Jacobs, J., joins in this dissenting opinion. '

. The Commonwealth relied on the possibly coordinated movement of Warren and appellant before the shot was fired, the fact that all four fled in the same direction, and appellant’s apparent ownership of the weapon used in the shooting as circumstantial evidence of conspiracy.

. At a separate trial, completed before the trial of appellant, his three co-defendants were acquitted of assault with intent to kill, and convicted of lesser charges.

. Appellant was not charged with conspiracy as a separate substantive crime.

. “Where the existence of a conspiracy is established, the law imposes upon a conspirator full responsibility for the natural and probable consequences of acts committed by his fellow conspirator or conspirators if such acts are done in pursuance of the common design or purpose of the conspiracy. Such responsibility ... extends even to a homicide which is a contingency of the natural and probable execution of the conspiracy, even though such homicide is not specifically contemplated by the parties.” Cf. Commonwealth v. Thomas, 410 Pa. 160, 165, 189 A.2d 255, 258 (1963); cert. denied, 375 U.S. 856 (1963).

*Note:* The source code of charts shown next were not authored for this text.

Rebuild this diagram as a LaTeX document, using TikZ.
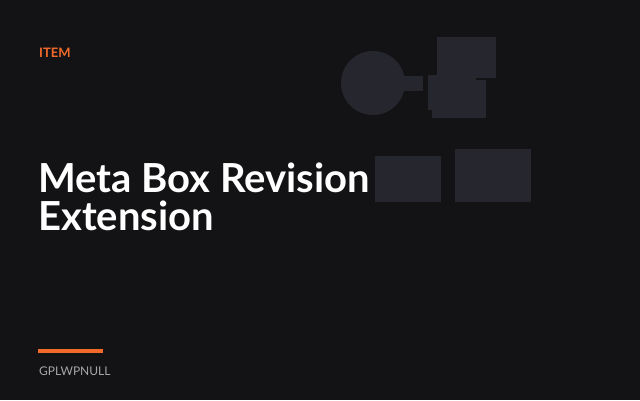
\documentclass[tikz,border=0pt]{standalone}
\usepackage{fontspec}
\setmainfont{Lato}
\definecolor{bgdark}{HTML}{131316}
\definecolor{shape}{HTML}{26262E}
\definecolor{accent}{HTML}{F26A2A}
\begin{document}
\begin{tikzpicture}[x=1pt, y=-1pt]

\tikzset{block/.style = {fill=shape, draw=none}}

\fill[bgdark] (0,0) rectangle (640,400);
\useasboundingbox (0,0) rectangle (640,400);

% shapes
\fill[block] (373,83) circle (32);
\fill[block] (400,76) rectangle (423,91);
\fill[block] (437,37) rectangle (496,78);
\fill[block] (428,75) rectangle (476,110);
\fill[block] (432,80) rectangle (486,118);
\fill[block] (375,156) rectangle (441,202);
\fill[block] (455,149) rectangle (531,202);

% text
\node[anchor=base west, inner sep=0, text=accent, font=\fontsize{13}{13}\selectfont\bfseries] (item) at (39,57) {ITEM};
\node[anchor=base west, inner sep=0, text=white, align=left, font=\fontsize{40}{39}\selectfont\bfseries] (title) at (38,192) {Meta Box Revision};
\node[anchor=base west, inner sep=0, text=white, font=\fontsize{40}{39}\selectfont\bfseries] (title2) at (38,230) {Extension};
\fill[accent] (38,349) rectangle (103,353);
\node[anchor=base west, inner sep=0, text=gray!70, font=\fontsize{12}{12}\selectfont] (brand) at (39,375) {GPLWPNULL};

\end{tikzpicture}
\end{document}
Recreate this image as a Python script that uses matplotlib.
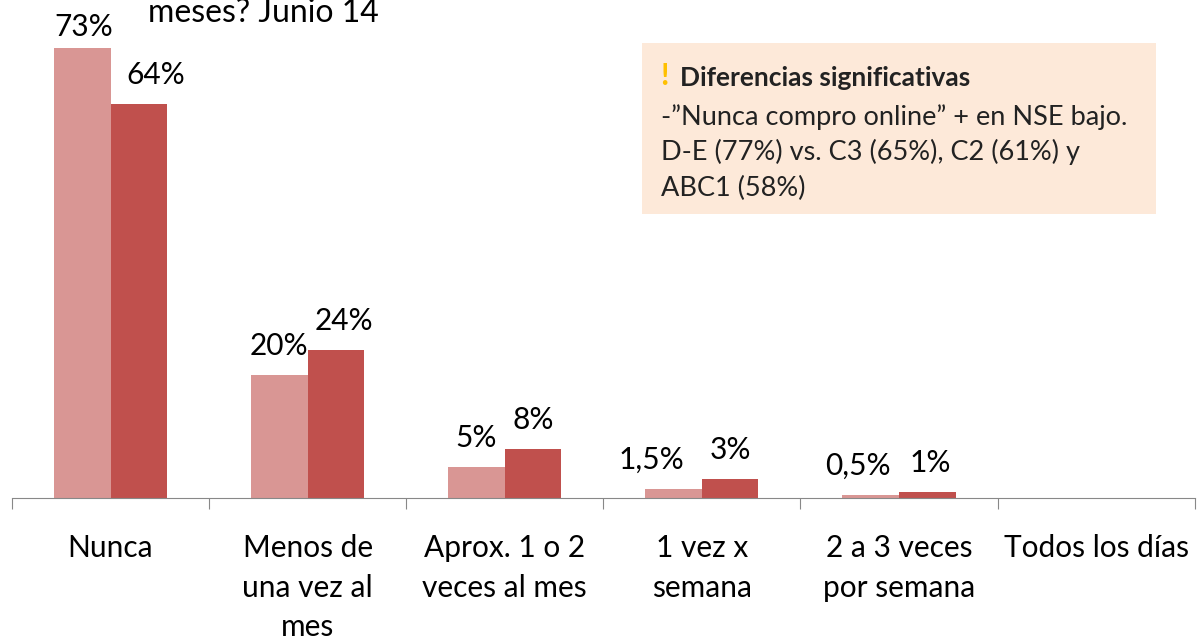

. Nor did the instructions concerning the liability of a principal in the second degree or criminal liability in general fill this void.

. Appellant’s other contentions lack merit. Appellant contends that there was insufficient evidence to convict him of aggravated assault and battery and assault and battery with intent to kill, by means of a conspiracy theory. “However, it is established law in this Commonwealth that a conspiracy may be proved by circumstantial evidence as well as by direct evidence.” Commonwealth v. Eiland, 450 Pa. 566, 570, 301 A.2d 651, 652 (1973). In Eiland, such circumstantial evidence of conspiracy was held sufficient to sustain the conviction of a gang member for second de*441gree murder, although there was no evidence to show that he had personally participated in the shooting.
Appellant also contends that the trial court erred in admitting an exculpatory statement made by appellant shortly after the shooting in which appellant stated that he, David Warren, and Leon Kelsey had been standing on the corner of 13th and Erie drinking wine when the shooting occurred. This statement, an admission and attempted exculpation by appellant, was clearly material. Moreover, the passing reference to wine in no way implied that appellant was an alcoholic, or guilty of “moral turpitude,” as appellant suggests.